Over this past semester I tried to focus on scale, connectivity, and boundaries as they applied to my life here inside the Richmond bubble. These three ideas are fundamental components of physical geography, and furthermore, you can’t look at one of them in isolation; they are all part of the same cohesive network. In much the same way that you can’t eat cheese balls without coating your fingers in artificial powder, you can’t look at the scale of something without also reconciling its boundaries and how it connects to the larger picture. It just doesn’t follow. Looking back on my previous blog posts of the semester, this seems to be my primary problem; I tried to focus on each of these individual aspects while largely neglecting the whole.
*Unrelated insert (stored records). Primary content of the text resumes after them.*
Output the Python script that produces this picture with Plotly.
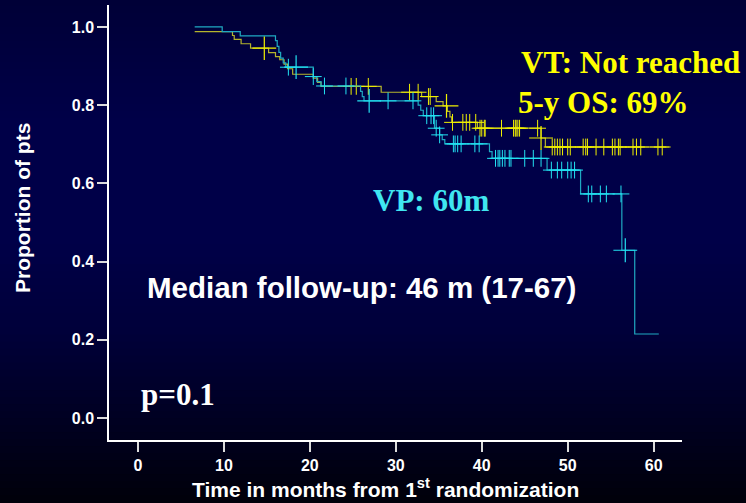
import numpy as np
import plotly.graph_objects as go

# ---------------- data ----------------
vt_time = [6.6, 11.0, 11.2, 12.0, 13.1, 15.2, 16.0, 16.5, 17.0, 17.4, 18.0, 20.4, 20.9, 21.3,
           28.3, 33.0, 34.7, 35.5, 36.0, 36.3, 36.5, 39.5, 46.9, 47.4]
vt_surv = [0.988, 0.978, 0.968, 0.957, 0.946, 0.934, 0.924, 0.916, 0.905, 0.893, 0.879, 0.869,
           0.858, 0.848, 0.833, 0.822, 0.809, 0.798, 0.784, 0.770, 0.756, 0.741, 0.716, 0.693]
vt_end = 61.8
vt_censor = [24.8, 25.4, 26.8, 31.6, 32.6, 33.8, 34.0, 36.6, 37.8, 38.2, 38.6, 39.3, 39.8, 40.0,
             40.3, 40.4, 42.3, 43.7, 43.9, 44.0, 44.2, 44.4, 46.5, 48.2, 48.5, 48.8, 49.1, 49.4,
             50.0, 50.3, 51.8, 52.1, 52.3, 53.3, 54.2, 55.2, 55.5, 55.9, 56.1, 57.6, 58.0, 58.5,
             60.5, 61.0]
vt_censor_big = [14.7, 35.9, 46.9]

vp_time = [6.6, 9.8, 11.9, 16.0, 16.2, 16.4, 16.6, 16.9, 17.2, 20.4, 20.8, 21.3, 25.9, 26.1, 26.3,
           32.6, 32.9, 33.2, 34.5, 35.1, 35.4, 35.7, 40.9, 41.2, 47.6, 51.5, 56.3, 57.8]
vp_surv = [1.0, 0.988, 0.977, 0.965, 0.950, 0.935, 0.920, 0.908, 0.897, 0.873, 0.860, 0.849, 0.835,
           0.822, 0.811, 0.800, 0.787, 0.773, 0.741, 0.724, 0.712, 0.701, 0.681, 0.664, 0.634,
           0.573, 0.429, 0.215]
vp_end = 60.6
vp_censor = [17.5, 20.4, 21.7, 24.2, 29.1, 32.0, 33.6, 34.1, 34.4, 34.7, 35.1, 36.7, 36.9, 37.2,
             37.6, 39.2, 39.7, 41.6, 41.9, 42.1, 42.4, 42.7, 43.2, 43.4, 45.0, 46.0, 46.9, 48.1,
             48.8, 49.3, 50.0, 50.4, 50.8, 52.4, 52.8, 53.8, 54.5, 56.2]
vp_censor_big = [18.4, 26.9, 56.7]

x_ticks = [0, 10, 20, 30, 40, 50, 60]
y_ticks = [0.0, 0.2, 0.4, 0.6, 0.8, 1.0]

# ---------------- helpers ----------------
def surv_at(times, survs, t):
    idx = np.searchsorted(np.array(times), np.array(t), side="right") - 1
    return list(np.array(survs)[idx])

VT_LINE = "#b4b42c"
VT_MARK = "#f0f000"
VP_LINE = "#1fa9c2"
VP_MARK = "#22e2f2"

fig = go.Figure()

for times, survs, end, line_c, mark_c, cens, cens_big in [
    (vt_time, vt_surv, vt_end, VT_LINE, VT_MARK, vt_censor, vt_censor_big),
    (vp_time, vp_surv, vp_end, VP_LINE, VP_MARK, vp_censor, vp_censor_big),
]:
    fig.add_trace(go.Scatter(
        x=list(times) + [end], y=list(survs) + [survs[-1]],
        mode="lines", line=dict(color=line_c, width=1.2, shape="hv"),
        hoverinfo="skip", showlegend=False))
    fig.add_trace(go.Scatter(
        x=cens, y=surv_at(times, survs, cens), mode="markers",
        marker=dict(symbol="cross-thin", size=12, line=dict(color=mark_c, width=1)),
        hoverinfo="skip", showlegend=False))
    fig.add_trace(go.Scatter(
        x=cens_big, y=surv_at(times, survs, cens_big), mode="markers",
        marker=dict(symbol="cross-thin", size=17, line=dict(color=mark_c, width=1.2)),
        hoverinfo="skip", showlegend=False))

# ---------------- background gradient ----------------
W, H = 746, 503
ml, mr, mt, mb = 109, 64, 5, 63
pw, ph = W - ml - mr, H - mt - mb

stops_Y = [0, 120, 240, 330, 420, 503]
stops_b = [54, 72, 72, 58, 34, 10]
nb = 72
shapes = []
for i in range(nb):
    Y0 = H * i / nb
    Y1 = H * (i + 1) / nb
    b = np.interp((Y0 + Y1) / 2, stops_Y, stops_b)
    col = "rgb(0,0,%d)" % int(round(b))
    shapes.append(dict(
        type="rect", xref="paper", yref="paper", layer="below",
        x0=-ml / pw - 0.01, x1=(W - ml) / pw + 0.01,
        y0=(H - mb - Y1) / ph - 0.002, y1=(H - mb - Y0) / ph + 0.002,
        fillcolor=col, line=dict(width=0)))

# ---------------- layout ----------------
def px_x(X):
    return (X - ml) / pw

def px_y(Y):
    return (H - mb - Y) / ph

serif = "Liberation Serif"
sans = "Liberation Sans"

annotations = [
    dict(text="<b>VT: Not reached</b>", x=px_x(519), y=px_y(63), xanchor="left", yanchor="middle",
         font=dict(family=serif, size=31, color="#ffff00")),
    dict(text="<b>5-y OS: 69%</b>", x=px_x(516), y=px_y(102), xanchor="left", yanchor="middle",
         font=dict(family=serif, size=31, color="#ffff00")),
    dict(text="<b>VP: 60m</b>", x=px_x(371), y=px_y(200), xanchor="left", yanchor="middle",
         font=dict(family=serif, size=31, color="#40e6f0")),
    dict(text="<b>Median follow-up: 46 m (17-67)</b>", x=px_x(145), y=px_y(287), xanchor="left",
         yanchor="middle", font=dict(family=sans, size=29.5, color="white")),
    dict(text="<b>p=0.1</b>", x=px_x(139), y=px_y(394), xanchor="left", yanchor="middle",
         font=dict(family=serif, size=31, color="white")),
    dict(text="<b>Proportion of pts</b>", x=px_x(22), y=px_y(208), xanchor="center", yanchor="middle",
         textangle=-90, font=dict(family=sans, size=21, color="white")),
    dict(text="<b>Time in months from 1<sup>st</sup> randomization</b>", x=px_x(385), y=px_y(488),
         xanchor="center", yanchor="middle", font=dict(family=sans, size=21, color="white")),
]
for a in annotations:
    a.update(xref="paper", yref="paper", showarrow=False)

fig.update_layout(
    width=W, height=H,
    margin=dict(l=ml, r=mr, t=mt, b=mb, pad=0),
    paper_bgcolor="#000040",
    plot_bgcolor="rgba(0,0,0,0)",
    shapes=shapes,
    annotations=annotations,
    showlegend=False,
    xaxis=dict(range=[-3.37, 63.3], tickvals=x_ticks, ticktext=[str(v) for v in x_ticks],
               showgrid=False, zeroline=False, showline=True, linecolor="white", linewidth=1.5,
               ticks="outside", ticklen=10, tickwidth=1.5, tickcolor="#dcdcdc",
               tickfont=dict(family=sans, size=16, color="white", weight="bold")),
    yaxis=dict(range=[-0.056, 1.056], tickvals=y_ticks, ticktext=["%.1f" % v for v in y_ticks],
               showgrid=False, zeroline=False, showline=True, linecolor="white", linewidth=1.5,
               ticks="outside", ticklen=10, tickwidth=1.5, tickcolor="#dcdcdc",
               tickfont=dict(family=sans, size=16, color="white", weight="bold")),
)

fig.write_html("out.html")
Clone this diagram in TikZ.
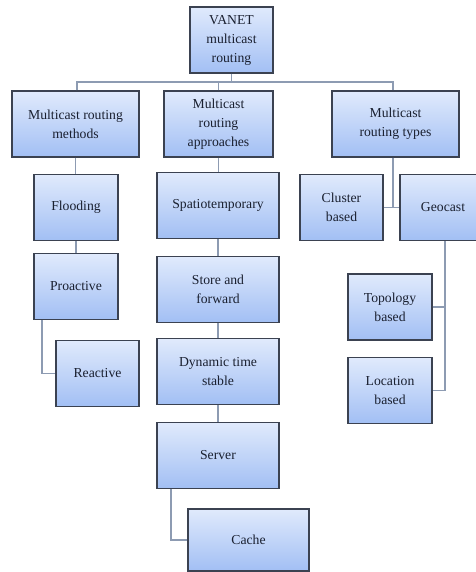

In my reflection post “The ants go marching one by one…,” I focused largely on scale and compared the dynamics of an ant colony to that of human civilization. Humans and ants are really not that different, at least in terms of bare bones social structures. In fact, there are even some behavioral psychology labs that are trying to understand human interactions by looking at ant colonies. I ended my post by admiring the ant’s ability to work in a mutualistic fashion with surrounding species and encouraged humans to scale up this idea by stating, “if these small annoying insects can do it, surely we can do it bigger and better.” Although I focused on the positive aspects of ant-plant mutualism, there was a distinct lack of boundaries in this post. There are some places that ants cannot function and there are some places that Humans cannot go. It is dangerous to assume that you can scale something up without first considering the boundaries you may overstep. Lucy infers this hazard in her post “Reactions.” She says that every action has an equal and opposite reaction. Taking a good idea with relatively minor problems and scaling it up enhances both the good and the bad. These factors need to be accounted for.
Consequently, my blog post “Blowing in the Wind” focused extensively on boundaries while letting connectivity and scale fall to the wayside. The entire entry is about losing your bearings in nature and being unsure of where nature ends and you physically begin. The stream-of-consciousness-esque writing and lack of paragraphs is supposed to signify how everything molds together and you can’t tell where one thing ends and the other begins. While it is nice to look at isolated situations like this, I’m missing out on what’s going on in the world at large. Although the boundaries in this one microecosystem may be diminished, the world is made up of literally billions of these sites where each one is unique to observe. The obvious answer is to scale up the amount of observed ecosystems, but as I said before there seems to be some hazard with that.
When I wrote my first community service related blog, “When I was young I played with bubble wrap,” I focused on the idea of connectivity. That is, how am I connected to the local community around me? I wrote a lot about how good it felt to get involved with a project and actually do something with my Saturday morning. After learning from Mathew, however, that it was probable that a single rock could set the whole greenhouse project back a few hours, I was a little disheartened. I began to question what overall good I accomplished by volunteering my four hours of time at the Farmlet. I asked myself, how connected could I be to a place when I barely know the community around me? Yet, when asking these questions I posed them with a very short scope. I thought only about this one isolated effort to build a greenhouse. I had no regard for the scale or boundaries of my small action. For example, I would not be the only volunteer working on this greenhouse project; someone else would come along after me and pick up where I left off. In the grand scheme of things, my work mattered. I was very much a part of the completion of that building; the scale of the project is bigger than I had originally thought. Shannon posted a helpful comment on my blog where she said, “While obviously I don’t like the idea of vandalism, nobody does, I find myself inclined to care more about that type of real-world, immediately addressable issue than the academic work I’m doing here.” Here she’s saying that it is better to be connected to the world, despite these minor set backs, than it is to be isolated in our own academic coma. It is better to break down certain societal boundaries than to remain content. These are implications that I never would have thought of with the simple task of assembling windowpanes.
Throughout this semester long journey I have learned about boundaries, scale, and connectivity in a stepwise fashion. Now, finally, at the end of the course, I believe that I am able to look at them all at the same time to understand the full scope of the problem. The VCU Rice Center is a good example. The center serves as a waypoint that connects ecologists and policy makers. It provides a place for ecologists to research the James River and then, through its academic collaborations and connections with law and policy firms, present the data to the right people. It is very connected, and in that sense, because these kinds of things don’t work in isolation, it breaks down boundaries. The Rice Center focuses on providing a LEED platinum model, raising environmental awareness, and conducting wetland and river research. By not limiting itself to one area of focus, the center is unbound. They are able to scale their interests by researching anything from a small aquatic population to big tidal waters.
These ideas all cumulated for me, though, with the gambles mill trail project. I learned about how important communication, knowledge, and passion really are for good leadership. I learned about how on the edge properties, ecological boundaries are blurred as water carries nutrients from one place to another regardless of arbitrarily drawn lines. I learned how my land use is connected and impacts these small local watersheds I live in. I learned ways of how proper storm water management could be scaled up or down to fit individual hydrologic systems. But most importantly, I learned that a small effort could make a big difference in raising awareness and changing my place.